Code that draws figures
########

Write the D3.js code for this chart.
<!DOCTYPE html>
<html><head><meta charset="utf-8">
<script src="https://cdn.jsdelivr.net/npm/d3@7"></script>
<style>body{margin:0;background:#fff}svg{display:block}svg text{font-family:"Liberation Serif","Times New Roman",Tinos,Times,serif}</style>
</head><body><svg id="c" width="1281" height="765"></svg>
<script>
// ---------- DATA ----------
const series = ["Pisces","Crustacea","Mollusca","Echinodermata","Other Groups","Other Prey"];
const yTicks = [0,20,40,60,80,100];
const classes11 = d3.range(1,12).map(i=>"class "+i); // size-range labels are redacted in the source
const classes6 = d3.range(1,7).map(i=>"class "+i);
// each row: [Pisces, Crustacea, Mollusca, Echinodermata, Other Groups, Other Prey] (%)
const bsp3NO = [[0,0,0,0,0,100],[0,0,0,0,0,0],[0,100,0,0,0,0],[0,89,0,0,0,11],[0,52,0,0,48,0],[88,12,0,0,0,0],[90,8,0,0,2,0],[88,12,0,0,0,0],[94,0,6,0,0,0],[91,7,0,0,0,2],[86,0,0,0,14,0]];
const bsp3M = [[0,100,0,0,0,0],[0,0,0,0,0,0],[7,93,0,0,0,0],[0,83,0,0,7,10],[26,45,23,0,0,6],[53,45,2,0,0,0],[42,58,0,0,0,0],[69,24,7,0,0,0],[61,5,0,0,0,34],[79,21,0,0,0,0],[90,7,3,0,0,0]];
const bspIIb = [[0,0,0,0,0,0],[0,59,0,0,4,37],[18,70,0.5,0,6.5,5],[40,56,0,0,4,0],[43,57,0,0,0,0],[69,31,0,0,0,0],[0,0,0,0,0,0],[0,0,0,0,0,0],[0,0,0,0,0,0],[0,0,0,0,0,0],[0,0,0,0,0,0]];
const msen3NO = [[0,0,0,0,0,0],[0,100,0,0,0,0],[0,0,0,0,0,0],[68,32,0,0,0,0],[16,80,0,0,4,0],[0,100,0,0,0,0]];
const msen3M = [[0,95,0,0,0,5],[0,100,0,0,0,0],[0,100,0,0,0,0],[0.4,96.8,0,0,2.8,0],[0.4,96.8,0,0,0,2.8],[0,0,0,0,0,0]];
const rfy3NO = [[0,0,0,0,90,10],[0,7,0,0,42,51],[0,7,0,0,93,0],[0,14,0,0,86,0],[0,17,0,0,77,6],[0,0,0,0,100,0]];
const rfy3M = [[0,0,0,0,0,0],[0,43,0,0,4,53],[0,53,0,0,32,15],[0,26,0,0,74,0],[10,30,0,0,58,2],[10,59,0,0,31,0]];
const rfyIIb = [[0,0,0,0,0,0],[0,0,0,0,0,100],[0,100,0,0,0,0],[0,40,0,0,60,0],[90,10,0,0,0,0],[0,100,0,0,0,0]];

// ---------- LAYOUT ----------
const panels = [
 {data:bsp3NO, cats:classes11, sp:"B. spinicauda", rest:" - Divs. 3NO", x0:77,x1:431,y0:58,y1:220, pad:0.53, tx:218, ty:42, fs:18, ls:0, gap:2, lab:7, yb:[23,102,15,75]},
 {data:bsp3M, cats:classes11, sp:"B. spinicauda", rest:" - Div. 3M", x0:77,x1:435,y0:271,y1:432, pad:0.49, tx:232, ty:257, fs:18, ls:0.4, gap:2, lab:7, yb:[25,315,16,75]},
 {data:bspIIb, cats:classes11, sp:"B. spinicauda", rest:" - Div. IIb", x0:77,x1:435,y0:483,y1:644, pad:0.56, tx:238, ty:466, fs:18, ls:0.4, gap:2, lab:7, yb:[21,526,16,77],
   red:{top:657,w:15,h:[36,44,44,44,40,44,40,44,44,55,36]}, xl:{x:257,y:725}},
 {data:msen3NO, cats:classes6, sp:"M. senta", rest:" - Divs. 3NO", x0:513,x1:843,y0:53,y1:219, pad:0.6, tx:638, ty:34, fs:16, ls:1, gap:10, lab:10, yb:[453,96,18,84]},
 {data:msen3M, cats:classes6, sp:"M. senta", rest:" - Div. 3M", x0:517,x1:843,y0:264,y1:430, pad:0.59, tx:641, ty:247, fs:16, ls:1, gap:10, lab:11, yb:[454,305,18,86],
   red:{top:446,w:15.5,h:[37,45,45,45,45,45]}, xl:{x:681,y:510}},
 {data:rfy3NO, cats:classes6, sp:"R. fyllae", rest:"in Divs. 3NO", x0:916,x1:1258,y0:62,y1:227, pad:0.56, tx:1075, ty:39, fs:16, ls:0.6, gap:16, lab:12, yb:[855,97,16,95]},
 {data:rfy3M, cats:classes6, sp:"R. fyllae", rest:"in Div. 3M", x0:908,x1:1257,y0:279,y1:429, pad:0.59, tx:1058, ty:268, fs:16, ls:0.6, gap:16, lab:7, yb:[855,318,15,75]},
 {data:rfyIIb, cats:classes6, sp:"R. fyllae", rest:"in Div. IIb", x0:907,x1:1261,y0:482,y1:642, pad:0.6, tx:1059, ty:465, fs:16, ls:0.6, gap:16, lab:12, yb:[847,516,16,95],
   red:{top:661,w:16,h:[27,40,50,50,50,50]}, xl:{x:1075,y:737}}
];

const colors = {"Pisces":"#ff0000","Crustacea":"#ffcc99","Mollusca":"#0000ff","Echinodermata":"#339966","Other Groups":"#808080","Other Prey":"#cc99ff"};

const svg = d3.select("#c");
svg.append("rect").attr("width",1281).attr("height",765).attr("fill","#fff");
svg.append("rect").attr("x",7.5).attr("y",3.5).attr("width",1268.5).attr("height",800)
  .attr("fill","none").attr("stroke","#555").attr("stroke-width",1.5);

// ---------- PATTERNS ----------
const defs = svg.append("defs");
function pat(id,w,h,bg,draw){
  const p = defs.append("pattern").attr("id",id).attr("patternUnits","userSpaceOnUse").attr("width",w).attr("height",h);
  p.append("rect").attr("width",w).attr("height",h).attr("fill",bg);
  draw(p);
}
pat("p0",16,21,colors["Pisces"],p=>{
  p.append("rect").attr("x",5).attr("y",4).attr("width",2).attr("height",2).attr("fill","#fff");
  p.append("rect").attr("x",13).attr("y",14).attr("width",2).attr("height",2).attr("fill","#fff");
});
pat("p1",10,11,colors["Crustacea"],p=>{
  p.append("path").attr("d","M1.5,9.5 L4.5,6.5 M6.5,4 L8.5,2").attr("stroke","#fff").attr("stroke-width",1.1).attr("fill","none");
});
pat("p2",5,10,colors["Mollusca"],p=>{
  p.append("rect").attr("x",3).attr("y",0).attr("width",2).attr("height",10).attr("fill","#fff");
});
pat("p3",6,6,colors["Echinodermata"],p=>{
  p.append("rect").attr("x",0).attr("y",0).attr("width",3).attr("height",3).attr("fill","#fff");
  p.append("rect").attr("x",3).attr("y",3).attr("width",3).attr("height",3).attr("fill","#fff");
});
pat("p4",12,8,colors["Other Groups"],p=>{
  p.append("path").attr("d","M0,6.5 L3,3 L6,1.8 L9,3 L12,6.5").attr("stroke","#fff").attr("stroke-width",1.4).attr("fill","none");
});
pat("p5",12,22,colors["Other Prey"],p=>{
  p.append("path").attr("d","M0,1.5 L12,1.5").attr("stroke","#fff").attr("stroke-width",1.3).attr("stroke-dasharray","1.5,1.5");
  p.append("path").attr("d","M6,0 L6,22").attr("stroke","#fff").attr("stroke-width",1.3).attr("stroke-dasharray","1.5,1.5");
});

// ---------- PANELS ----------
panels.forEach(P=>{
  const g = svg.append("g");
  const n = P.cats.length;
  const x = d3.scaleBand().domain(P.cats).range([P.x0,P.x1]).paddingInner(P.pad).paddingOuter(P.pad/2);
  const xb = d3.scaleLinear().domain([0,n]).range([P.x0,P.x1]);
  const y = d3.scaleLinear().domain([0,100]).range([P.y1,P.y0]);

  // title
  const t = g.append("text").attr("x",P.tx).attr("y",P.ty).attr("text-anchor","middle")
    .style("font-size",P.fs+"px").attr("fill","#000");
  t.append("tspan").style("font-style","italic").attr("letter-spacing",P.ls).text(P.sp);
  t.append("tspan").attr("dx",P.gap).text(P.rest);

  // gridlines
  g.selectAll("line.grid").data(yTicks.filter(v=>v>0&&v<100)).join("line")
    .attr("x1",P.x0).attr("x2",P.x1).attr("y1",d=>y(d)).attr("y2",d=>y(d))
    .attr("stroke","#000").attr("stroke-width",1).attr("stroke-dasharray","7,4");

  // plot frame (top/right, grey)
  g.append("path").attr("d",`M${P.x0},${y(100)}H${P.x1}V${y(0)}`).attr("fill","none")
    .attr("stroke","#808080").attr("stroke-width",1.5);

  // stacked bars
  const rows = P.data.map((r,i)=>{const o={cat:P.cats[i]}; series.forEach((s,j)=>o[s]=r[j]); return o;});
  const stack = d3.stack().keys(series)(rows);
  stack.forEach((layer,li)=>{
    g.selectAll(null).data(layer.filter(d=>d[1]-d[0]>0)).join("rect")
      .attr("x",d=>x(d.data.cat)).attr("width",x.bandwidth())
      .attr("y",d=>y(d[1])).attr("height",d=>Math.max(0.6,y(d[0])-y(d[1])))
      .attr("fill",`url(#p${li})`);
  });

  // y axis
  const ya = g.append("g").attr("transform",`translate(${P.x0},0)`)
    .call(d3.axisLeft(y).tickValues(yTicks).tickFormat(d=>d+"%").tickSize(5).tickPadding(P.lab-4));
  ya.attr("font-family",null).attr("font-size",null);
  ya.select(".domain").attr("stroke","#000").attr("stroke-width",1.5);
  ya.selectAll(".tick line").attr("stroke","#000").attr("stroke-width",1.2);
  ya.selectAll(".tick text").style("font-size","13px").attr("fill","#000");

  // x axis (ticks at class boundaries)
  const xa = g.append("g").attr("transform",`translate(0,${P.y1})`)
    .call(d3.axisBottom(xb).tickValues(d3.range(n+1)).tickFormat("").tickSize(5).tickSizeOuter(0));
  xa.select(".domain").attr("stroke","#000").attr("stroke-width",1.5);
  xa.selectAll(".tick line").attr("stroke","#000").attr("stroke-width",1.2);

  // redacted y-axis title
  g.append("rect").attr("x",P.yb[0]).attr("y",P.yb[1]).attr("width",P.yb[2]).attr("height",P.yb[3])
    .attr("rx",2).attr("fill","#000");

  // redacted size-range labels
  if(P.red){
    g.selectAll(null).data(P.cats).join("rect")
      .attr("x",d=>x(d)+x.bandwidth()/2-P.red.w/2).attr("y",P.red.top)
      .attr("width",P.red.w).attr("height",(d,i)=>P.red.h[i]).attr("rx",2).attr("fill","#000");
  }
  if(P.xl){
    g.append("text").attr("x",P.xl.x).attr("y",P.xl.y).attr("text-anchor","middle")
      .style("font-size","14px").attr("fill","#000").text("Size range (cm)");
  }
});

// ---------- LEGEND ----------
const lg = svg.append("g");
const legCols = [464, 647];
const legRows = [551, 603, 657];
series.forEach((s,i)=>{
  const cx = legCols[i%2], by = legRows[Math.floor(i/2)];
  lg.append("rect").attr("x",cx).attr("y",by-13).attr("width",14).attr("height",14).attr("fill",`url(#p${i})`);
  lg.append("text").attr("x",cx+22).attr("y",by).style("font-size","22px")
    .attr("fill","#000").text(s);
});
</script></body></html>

########

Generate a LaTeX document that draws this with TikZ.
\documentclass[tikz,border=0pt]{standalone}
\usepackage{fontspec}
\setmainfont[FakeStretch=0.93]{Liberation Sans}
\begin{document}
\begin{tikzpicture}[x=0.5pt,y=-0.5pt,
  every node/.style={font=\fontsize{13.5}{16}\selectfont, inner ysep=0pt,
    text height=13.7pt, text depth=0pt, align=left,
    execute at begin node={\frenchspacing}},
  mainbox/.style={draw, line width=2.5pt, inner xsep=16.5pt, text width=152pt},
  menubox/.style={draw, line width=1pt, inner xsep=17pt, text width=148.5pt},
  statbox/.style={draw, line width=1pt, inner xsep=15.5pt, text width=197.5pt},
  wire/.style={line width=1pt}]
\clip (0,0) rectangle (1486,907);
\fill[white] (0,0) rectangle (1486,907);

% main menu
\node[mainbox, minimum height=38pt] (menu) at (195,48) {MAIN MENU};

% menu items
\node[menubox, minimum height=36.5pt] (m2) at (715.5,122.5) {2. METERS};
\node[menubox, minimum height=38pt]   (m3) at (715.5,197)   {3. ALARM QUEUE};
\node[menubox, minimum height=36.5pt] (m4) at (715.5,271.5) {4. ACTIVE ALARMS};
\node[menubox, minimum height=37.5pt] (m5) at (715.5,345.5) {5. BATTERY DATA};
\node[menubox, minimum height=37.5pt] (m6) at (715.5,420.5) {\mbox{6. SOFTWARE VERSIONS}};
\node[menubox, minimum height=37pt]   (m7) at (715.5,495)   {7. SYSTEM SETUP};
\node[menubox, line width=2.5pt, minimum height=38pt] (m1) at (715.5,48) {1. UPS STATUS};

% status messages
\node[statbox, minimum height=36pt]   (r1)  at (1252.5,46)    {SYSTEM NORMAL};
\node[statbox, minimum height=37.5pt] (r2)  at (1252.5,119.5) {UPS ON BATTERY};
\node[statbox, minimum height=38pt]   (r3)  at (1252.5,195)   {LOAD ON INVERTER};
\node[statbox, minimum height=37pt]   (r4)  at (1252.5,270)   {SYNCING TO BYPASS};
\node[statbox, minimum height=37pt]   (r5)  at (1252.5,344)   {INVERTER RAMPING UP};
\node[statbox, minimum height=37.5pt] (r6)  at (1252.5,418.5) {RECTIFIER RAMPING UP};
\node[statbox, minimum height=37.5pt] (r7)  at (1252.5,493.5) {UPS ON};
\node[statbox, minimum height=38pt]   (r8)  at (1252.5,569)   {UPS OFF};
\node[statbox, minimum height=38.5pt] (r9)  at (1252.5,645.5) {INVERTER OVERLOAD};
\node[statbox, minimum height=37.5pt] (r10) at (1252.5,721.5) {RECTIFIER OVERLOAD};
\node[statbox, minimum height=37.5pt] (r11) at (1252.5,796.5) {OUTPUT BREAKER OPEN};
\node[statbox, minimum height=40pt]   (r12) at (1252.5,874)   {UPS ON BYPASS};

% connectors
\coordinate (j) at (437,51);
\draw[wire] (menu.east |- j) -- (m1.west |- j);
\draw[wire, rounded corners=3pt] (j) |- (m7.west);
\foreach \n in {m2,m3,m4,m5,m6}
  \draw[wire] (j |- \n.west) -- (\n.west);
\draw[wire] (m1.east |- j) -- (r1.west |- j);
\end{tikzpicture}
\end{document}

########

■ What is needed:
Working from the data above, extract solely the lines from the one containing "Generate a LaTeX" through the one containing "minimum height=38pt] (menu)", exactly as they appear, both included.

■ The result:
Generate a LaTeX document that draws this with TikZ.
\documentclass[tikz,border=0pt]{standalone}
\usepackage{fontspec}
\setmainfont[FakeStretch=0.93]{Liberation Sans}
\begin{document}
\begin{tikzpicture}[x=0.5pt,y=-0.5pt,
  every node/.style={font=\fontsize{13.5}{16}\selectfont, inner ysep=0pt,
    text height=13.7pt, text depth=0pt, align=left,
    execute at begin node={\frenchspacing}},
  mainbox/.style={draw, line width=2.5pt, inner xsep=16.5pt, text width=152pt},
  menubox/.style={draw, line width=1pt, inner xsep=17pt, text width=148.5pt},
  statbox/.style={draw, line width=1pt, inner xsep=15.5pt, text width=197.5pt},
  wire/.style={line width=1pt}]
\clip (0,0) rectangle (1486,907);
\fill[white] (0,0) rectangle (1486,907);

% main menu
\node[mainbox, minimum height=38pt] (menu) at (195,48) {MAIN MENU};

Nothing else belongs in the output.